Last week's earnings announcement seems to have disappointed the market. Shares are down about 6% since the earnings release, but despite the sell-off 2013 was a fantastic year by most measures:
- More than $4 billion in non-core assets sold.
- Reduced production and general/admin expenses by 15%.
- Increased daily average production by 3%.
Chesapeake is in much better shape than when CEO Doug Lawler took over less than one year ago. The company has already sold -- or is in the process of selling -- another $1 billion in non-core assets to further return Chesapeake to its core E&P focus. In a nutshell, Chesapeake is not only leaner and more efficient, but the improved cost structure means a more nimble company that's both able to allocate capital in more profitable ways, and respond more quickly to opportunities for expansion within the core business.
Chesapeake's decision to sell itself (assuming that a buyer even shows up) should really boil down to one thing: Shareholder return.
If the rumored $40 per share price tag could be attained, we're talking about a 54% premium over today's share price. Frankly, if management could attain that, it would be a disservice to not do a deal. It may be a far cry from the $67 we saw before the market crash in 2008, but there was a lot of uncontrollable baked in that price, like natural gas prices more than double today's rate, and a general consensus in the industry that gas prices would stay high because of limited resources.
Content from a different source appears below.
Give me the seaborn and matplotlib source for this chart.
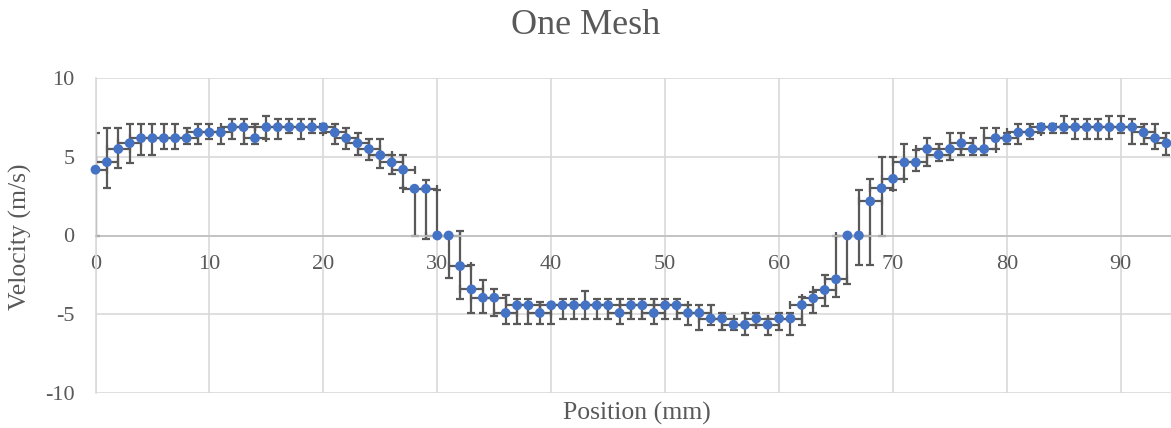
import numpy as np
import pandas as pd
import matplotlib
matplotlib.use("Agg")
import matplotlib.pyplot as plt
import seaborn as sns

# ---- data ----
position = list(range(0, 95))
velocity = [4.18, 4.66, 5.49, 5.86, 6.18, 6.18, 6.18, 6.18, 6.18, 6.54,
            6.54, 6.54, 6.88, 6.88, 6.18, 6.88, 6.88, 6.88, 6.88, 6.88,
            6.88, 6.54, 6.18, 5.86, 5.49, 5.10, 4.64, 4.18, 2.97, 2.97,
            0.00, 0.00, -1.94, -3.42, -3.95, -3.95, -4.92, -4.43, -4.43, -4.92,
            -4.43, -4.43, -4.43, -4.43, -4.43, -4.43, -4.92, -4.43, -4.43, -4.92,
            -4.43, -4.43, -4.92, -4.92, -5.27, -5.27, -5.67, -5.67, -5.27, -5.67,
            -5.27, -5.27, -4.41, -3.99, -3.46, -2.78, 0.00, 0.00, 2.17, 3.00,
            3.60, 4.64, 4.64, 5.49, 5.13, 5.49, 5.86, 5.49, 5.49, 6.18,
            6.18, 6.54, 6.54, 6.88, 6.88, 6.88, 6.88, 6.88, 6.88, 6.88,
            6.88, 6.88, 6.54, 6.18, 5.86]
bar_upper = [6.5, 6.8, 6.8, 7.1, 7.1, 7.1, 7.1, 7.1, 6.8, 7.1,
             7.1, 6.8, 7.4, 7.4, 7.1, 7.6, 7.4, 7.4, 7.4, 7.4,
             7.1, 7.1, 6.8, 6.5, 6.1, 6.1, 5.1, 5.1, 2.97, 3.5,
             2.9, 0.0, 0.3, -1.9, -2.8, -3.4, -3.8, -4.0, -4.0, -4.2,
             -4.43, -4.0, -4.0, -3.5, -4.0, -4.0, -4.0, -4.0, -4.0, -4.0,
             -4.0, -4.0, -4.4, -4.4, -4.4, -4.9, -5.3, -4.9, -4.9, -5.3,
             -4.9, -4.9, -3.9, -3.6, -2.5, 0.0, 0.0, 2.9, 3.6, 5.0,
             5.0, 5.8, 5.4, 6.2, 5.8, 6.5, 6.5, 6.2, 6.8, 6.8,
             6.5, 7.1, 7.1, 7.1, 7.1, 7.6, 7.4, 7.4, 7.4, 7.6,
             7.6, 7.4, 7.1, 7.1, 6.5]
bar_lower = [0.0, 3.0, 4.3, 4.6, 5.1, 5.1, 5.5, 5.5, 5.8, 5.8,
             6.1, 5.8, 6.1, 5.8, 5.8, 6.1, 6.1, 6.5, 6.1, 6.5,
             6.5, 5.8, 5.5, 5.1, 4.8, 4.3, 3.9, 3.0, 0.0, -0.2,
             0.0, -2.7, -4.0, -4.9, -4.9, -5.1, -5.6, -5.6, -5.6, -5.6,
             -5.6, -5.3, -5.3, -5.3, -5.3, -5.3, -5.6, -5.3, -5.3, -5.6,
             -5.3, -5.3, -5.7, -6.0, -5.7, -6.0, -6.0, -6.3, -5.7, -6.3,
             -6.0, -6.3, -5.7, -4.9, -4.5, -3.9, -3.1, -1.9, -1.9, 0.0,
             2.9, 3.6, 4.1, 4.4, 4.7, 4.8, 5.1, 5.1, 5.1, 5.5,
             5.8, 5.8, 6.1, 6.5, 6.5, 6.5, 6.1, 6.1, 6.1, 6.1,
             6.5, 5.8, 5.8, 5.5, 5.1]
position_err = [1.0] * len(position)

x_ticks = [0, 10, 20, 30, 40, 50, 60, 70, 80, 90]
y_ticks = [-10, -5, 0, 5, 10]

df = pd.DataFrame({"Position (mm)": position, "Velocity (m/s)": velocity})
v = np.array(velocity)
yerr = np.vstack([np.clip(v - np.array(bar_lower), 0, None),
                  np.clip(np.array(bar_upper) - v, 0, None)])

sns.set_theme(style="white")
plt.rcParams["font.family"] = ["Liberation Serif", "DejaVu Serif"]

W, H = 1171, 428
fig = plt.figure(figsize=(W / 100, H / 100), dpi=100)
ax = fig.add_axes([95.5 / W, 1 - 393 / H, (W - 95.5) / W, (393 - 78) / H])

grey = "#595959"
grid_c = "#d9d9d9"

ax.errorbar(position, velocity, yerr=yerr, xerr=position_err, fmt="none",
            ecolor=grey, elinewidth=1.6, capsize=3.2, capthick=1.6, zorder=2)
sns.scatterplot(data=df, x="Position (mm)", y="Velocity (m/s)", ax=ax,
                color="#4472C4", s=50, edgecolor="none", zorder=3, legend=False,
                clip_on=False)

ax.set_xlim(0, 94.4)
ax.set_ylim(-10, 10)
ax.set_xticks(x_ticks)
ax.set_yticks(y_ticks)
ax.set_xticklabels([str(t) for t in x_ticks])
ax.set_yticklabels([str(t) for t in y_ticks])
ax.grid(True, color=grid_c, linewidth=1.2)
ax.set_axisbelow(True)
ax.set_xlabel("")
ax.set_ylabel("")

for s in ["top", "right"]:
    ax.spines[s].set_visible(False)
ax.spines["left"].set_color(grid_c)
ax.spines["left"].set_linewidth(1.2)
ax.spines["bottom"].set_position(("data", 0))
ax.spines["bottom"].set_color("#bfbfbf")
ax.spines["bottom"].set_linewidth(1.2)
ax.tick_params(axis="both", length=0, labelsize=16, colors=grey)
ax.tick_params(axis="x", pad=14)
ax.tick_params(axis="y", pad=15)

fig.text(0.5, 1 - 26 / H, "One Mesh", ha="center", va="center",
         fontsize=26, color=grey)
fig.text(637 / W, 1 - 413 / H, "Position (mm)", ha="center", va="center",
         fontsize=18.5, color=grey)
fig.text(20 / W, 1 - 237 / H, "Velocity (m/s)", ha="center", va="center",
         rotation=90, fontsize=18.5, color=grey)

fig.savefig("out.png", dpi=100)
Today's supply picture is vastly changed from 2008, so anyone hanging onto $67 shares should accept that reality.
However, things happening at Clean Energy and Cheniere give us a picture of what bodes well for Chesapeake's future.
Driving the future
Clean Energy Fuels' stock has been punished even more in recent months, and just as much going back to 2008:
While Clean Energy's share price actually rose on two later occasions, shareholders have largely been punished. The thing is, most of this is a product of the company's huge investments in building out infrastructure to support the next phase of the company's growth story: a massive network to refuel the heavy duty trucks that transport -- at some point -- almost every single good in North America.
The share price has been punished as a result of both slow growth in demand -- at least so far -- for LNG for truckers, as well as growing debt (and debt expense) due to the slow adoption of natural gas for trucking. In all fairness, this has been a product of a number of factors, some of which have been largely out of Clean Energy Fuels' control, like engine availability. The good news is Cummins and Westport Innovations' joint venture's ISX12 G engine launched in 2013, and has seen a lot of positive feedback. With large fleets now testing this engine, 2014 looks like a year of inflection for truckers and natural gas.
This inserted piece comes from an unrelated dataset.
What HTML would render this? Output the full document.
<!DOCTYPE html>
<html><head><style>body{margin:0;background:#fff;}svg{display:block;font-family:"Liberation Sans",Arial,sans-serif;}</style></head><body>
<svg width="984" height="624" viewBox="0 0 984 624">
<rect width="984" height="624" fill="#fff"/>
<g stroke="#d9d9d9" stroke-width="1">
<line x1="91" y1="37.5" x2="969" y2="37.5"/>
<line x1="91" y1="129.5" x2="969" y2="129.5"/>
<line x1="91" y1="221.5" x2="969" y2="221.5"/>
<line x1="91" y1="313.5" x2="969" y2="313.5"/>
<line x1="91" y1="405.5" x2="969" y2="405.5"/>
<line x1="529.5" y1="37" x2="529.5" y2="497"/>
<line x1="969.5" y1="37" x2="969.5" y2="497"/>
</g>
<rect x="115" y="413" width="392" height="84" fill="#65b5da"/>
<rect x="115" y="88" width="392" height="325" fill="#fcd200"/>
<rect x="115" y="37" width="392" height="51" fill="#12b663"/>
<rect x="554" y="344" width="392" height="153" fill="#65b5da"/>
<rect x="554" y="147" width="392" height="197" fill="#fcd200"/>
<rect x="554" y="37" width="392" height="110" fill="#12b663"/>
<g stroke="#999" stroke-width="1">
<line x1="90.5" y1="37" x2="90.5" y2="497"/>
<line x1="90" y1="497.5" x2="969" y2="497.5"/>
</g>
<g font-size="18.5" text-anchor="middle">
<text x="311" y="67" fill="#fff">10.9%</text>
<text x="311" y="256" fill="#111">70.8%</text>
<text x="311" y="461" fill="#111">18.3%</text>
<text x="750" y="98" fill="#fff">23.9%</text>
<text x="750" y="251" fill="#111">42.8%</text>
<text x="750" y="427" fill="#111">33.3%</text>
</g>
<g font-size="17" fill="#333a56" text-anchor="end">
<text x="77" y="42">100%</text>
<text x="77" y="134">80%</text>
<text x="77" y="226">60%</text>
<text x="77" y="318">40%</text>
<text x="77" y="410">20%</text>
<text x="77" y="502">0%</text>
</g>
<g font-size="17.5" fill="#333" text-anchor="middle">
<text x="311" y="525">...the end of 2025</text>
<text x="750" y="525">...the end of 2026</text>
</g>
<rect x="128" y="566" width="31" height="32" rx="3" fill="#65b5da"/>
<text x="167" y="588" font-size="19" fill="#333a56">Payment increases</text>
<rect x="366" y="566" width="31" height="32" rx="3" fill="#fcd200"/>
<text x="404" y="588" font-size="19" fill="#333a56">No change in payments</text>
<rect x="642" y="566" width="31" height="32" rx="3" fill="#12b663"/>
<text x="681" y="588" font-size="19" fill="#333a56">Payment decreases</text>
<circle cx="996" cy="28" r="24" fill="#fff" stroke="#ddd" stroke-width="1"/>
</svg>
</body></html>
Global demand will drive domestic production
Cheniere's huge export facility in Sabine Pass, LA, actually started off its life as an import facility, largely due to the same events that led to Chesapeake hitting $67 per share in 2008: high domestic natural gas prices driven by limited domestic supply. Founder and CEO Sharif Souki has done a tremendous job positioning Cheniere to be a beneficiary of the massive domestic supplies that have been discovered since. The Sabine Pass facility is scheduled to begin liquefaction and export next year, and will be the first of its kind in the continental United States.
The U.S' supply of natural gas will help fill growing global demand. Add in that much of the world's supply is under the control of countries whose political and human rights positions may not mesh with those of consumers -- take the recent events in Ukraine and Russia, for example -- and importing countries like those in Europe will be prime customers for American natural gas, produced by companies like Chesapeake and exported by Cheniere.
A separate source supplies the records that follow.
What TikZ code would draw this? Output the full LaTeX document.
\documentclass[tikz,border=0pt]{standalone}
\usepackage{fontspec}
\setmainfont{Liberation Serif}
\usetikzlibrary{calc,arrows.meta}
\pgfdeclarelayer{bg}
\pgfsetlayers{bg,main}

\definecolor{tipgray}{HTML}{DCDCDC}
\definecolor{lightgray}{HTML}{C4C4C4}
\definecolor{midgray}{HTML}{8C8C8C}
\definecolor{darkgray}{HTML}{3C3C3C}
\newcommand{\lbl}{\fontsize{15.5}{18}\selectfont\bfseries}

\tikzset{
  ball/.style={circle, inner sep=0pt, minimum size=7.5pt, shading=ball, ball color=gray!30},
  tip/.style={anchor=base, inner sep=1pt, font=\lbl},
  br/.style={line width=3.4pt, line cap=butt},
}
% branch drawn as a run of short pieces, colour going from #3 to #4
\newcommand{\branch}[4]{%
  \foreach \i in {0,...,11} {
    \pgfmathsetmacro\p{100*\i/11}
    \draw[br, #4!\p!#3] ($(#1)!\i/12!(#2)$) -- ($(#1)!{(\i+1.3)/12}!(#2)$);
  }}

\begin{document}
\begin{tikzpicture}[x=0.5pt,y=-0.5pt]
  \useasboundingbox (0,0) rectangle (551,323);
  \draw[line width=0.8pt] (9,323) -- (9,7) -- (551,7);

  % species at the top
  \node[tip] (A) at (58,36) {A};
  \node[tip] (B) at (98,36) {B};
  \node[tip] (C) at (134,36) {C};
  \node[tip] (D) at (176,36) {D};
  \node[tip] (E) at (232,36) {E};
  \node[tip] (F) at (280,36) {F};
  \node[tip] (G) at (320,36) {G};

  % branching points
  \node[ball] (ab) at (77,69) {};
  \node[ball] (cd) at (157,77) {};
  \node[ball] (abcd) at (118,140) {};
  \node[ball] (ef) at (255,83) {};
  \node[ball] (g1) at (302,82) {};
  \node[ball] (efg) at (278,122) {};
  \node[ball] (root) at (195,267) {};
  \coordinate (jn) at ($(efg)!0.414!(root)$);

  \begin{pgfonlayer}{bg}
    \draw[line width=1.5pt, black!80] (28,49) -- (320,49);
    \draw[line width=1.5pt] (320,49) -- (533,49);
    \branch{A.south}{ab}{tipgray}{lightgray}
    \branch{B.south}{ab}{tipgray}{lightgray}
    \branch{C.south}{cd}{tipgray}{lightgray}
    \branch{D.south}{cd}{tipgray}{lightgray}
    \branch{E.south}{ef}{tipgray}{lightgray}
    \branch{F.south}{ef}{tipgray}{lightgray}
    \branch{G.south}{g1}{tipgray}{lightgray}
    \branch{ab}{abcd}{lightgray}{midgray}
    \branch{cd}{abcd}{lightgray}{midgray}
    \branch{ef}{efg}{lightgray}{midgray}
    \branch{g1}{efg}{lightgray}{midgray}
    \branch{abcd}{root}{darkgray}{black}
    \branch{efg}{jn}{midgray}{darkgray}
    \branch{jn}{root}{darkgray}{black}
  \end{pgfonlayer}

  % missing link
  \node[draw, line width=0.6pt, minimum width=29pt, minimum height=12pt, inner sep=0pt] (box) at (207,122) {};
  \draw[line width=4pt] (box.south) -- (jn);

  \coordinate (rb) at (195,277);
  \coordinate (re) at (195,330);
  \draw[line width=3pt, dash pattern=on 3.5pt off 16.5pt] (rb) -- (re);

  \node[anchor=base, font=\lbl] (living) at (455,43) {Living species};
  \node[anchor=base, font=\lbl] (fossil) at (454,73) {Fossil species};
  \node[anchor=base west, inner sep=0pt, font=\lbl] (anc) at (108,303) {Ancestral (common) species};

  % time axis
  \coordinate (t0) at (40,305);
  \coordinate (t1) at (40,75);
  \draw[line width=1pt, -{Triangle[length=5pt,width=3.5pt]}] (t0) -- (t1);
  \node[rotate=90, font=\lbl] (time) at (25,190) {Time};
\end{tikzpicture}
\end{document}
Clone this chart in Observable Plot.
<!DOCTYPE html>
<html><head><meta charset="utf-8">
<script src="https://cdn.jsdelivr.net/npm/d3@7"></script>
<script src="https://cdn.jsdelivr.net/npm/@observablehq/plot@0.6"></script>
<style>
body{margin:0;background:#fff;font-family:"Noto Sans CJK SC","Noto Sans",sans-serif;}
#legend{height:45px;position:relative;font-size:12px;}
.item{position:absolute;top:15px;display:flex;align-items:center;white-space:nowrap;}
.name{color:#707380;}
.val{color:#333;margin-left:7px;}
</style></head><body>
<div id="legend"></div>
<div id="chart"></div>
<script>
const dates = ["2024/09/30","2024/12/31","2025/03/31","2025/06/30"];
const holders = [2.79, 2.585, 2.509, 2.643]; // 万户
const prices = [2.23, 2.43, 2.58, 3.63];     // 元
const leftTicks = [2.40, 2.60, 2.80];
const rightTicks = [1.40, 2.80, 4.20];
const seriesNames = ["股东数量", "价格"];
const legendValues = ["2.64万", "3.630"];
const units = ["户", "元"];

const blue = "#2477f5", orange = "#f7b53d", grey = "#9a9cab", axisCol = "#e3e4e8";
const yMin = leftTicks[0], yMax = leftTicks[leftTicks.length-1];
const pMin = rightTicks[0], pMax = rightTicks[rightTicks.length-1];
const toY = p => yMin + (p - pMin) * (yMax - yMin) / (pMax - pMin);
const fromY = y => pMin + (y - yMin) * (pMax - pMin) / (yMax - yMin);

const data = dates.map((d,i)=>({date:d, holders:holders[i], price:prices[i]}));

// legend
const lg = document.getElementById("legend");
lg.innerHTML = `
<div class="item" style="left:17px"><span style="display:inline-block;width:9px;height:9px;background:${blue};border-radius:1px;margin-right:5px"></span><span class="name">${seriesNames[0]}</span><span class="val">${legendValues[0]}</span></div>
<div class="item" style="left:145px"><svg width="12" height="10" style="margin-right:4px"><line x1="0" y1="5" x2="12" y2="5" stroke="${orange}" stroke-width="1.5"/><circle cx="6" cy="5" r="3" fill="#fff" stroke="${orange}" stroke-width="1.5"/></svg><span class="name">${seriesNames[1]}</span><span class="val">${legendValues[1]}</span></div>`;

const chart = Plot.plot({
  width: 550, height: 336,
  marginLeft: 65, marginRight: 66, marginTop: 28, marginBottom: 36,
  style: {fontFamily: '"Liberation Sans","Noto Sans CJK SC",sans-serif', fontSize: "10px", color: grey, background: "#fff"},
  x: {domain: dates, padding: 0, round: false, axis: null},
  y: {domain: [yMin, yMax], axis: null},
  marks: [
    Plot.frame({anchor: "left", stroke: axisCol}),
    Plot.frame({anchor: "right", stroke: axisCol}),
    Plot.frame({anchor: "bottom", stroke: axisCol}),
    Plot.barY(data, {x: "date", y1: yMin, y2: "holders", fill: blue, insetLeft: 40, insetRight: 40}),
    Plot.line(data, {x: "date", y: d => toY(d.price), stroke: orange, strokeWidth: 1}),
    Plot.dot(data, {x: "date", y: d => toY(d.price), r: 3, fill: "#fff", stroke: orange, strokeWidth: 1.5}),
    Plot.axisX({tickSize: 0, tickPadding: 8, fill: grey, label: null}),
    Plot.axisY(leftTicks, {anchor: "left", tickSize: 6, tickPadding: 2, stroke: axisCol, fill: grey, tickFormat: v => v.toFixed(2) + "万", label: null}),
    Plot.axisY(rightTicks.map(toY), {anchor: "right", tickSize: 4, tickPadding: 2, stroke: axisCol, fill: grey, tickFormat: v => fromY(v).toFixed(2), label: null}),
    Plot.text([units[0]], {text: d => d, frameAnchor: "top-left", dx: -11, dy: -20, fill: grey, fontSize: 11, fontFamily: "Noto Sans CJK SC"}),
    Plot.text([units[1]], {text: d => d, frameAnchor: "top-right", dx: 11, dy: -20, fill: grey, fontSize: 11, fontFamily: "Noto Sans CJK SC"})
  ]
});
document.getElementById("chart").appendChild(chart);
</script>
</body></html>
Final thoughts: Why does it matter to Chesapeake?
In a number, 25 billion. That's the number of gallons of diesel that class 8 trucks consume every year in North America. Think about it this way: Chesapeake's 2013 oil-equivalent production was 237 million barrels of oil, which would produce about 2.3 billion gallons of diesel. Simply put, the fuel market for class 8 trucks alone is more than ten times greater than Chesapeake's entire crude oil output. 80% of Chesapeake's actual production is natural gas. Today, actual consumption of natural gas by class 8 trucks is less than 1%, though it's expected to grow to as much as 2% in 2014 -- an increase of as much as 400 million gallons in 2014 alone.
On the export side, the global market is enormous, but technology has limited access for domestic producers. However, capabilities to liquefy and export massive amounts from terminals like Sabine Pass are changing the game, and opening new markets. 2014 will be an inflection point for trucking, and 2015 could be that same point for exports. A more disciplined, leaner Chesapeake is well-positioned to benefit from new demand, and reward shareholders.
If a buyer is willing to pay $40 today, that's a great deal for investors. However, don't invest on that speculation. Invest because Chesapeake is well-positioned for the future.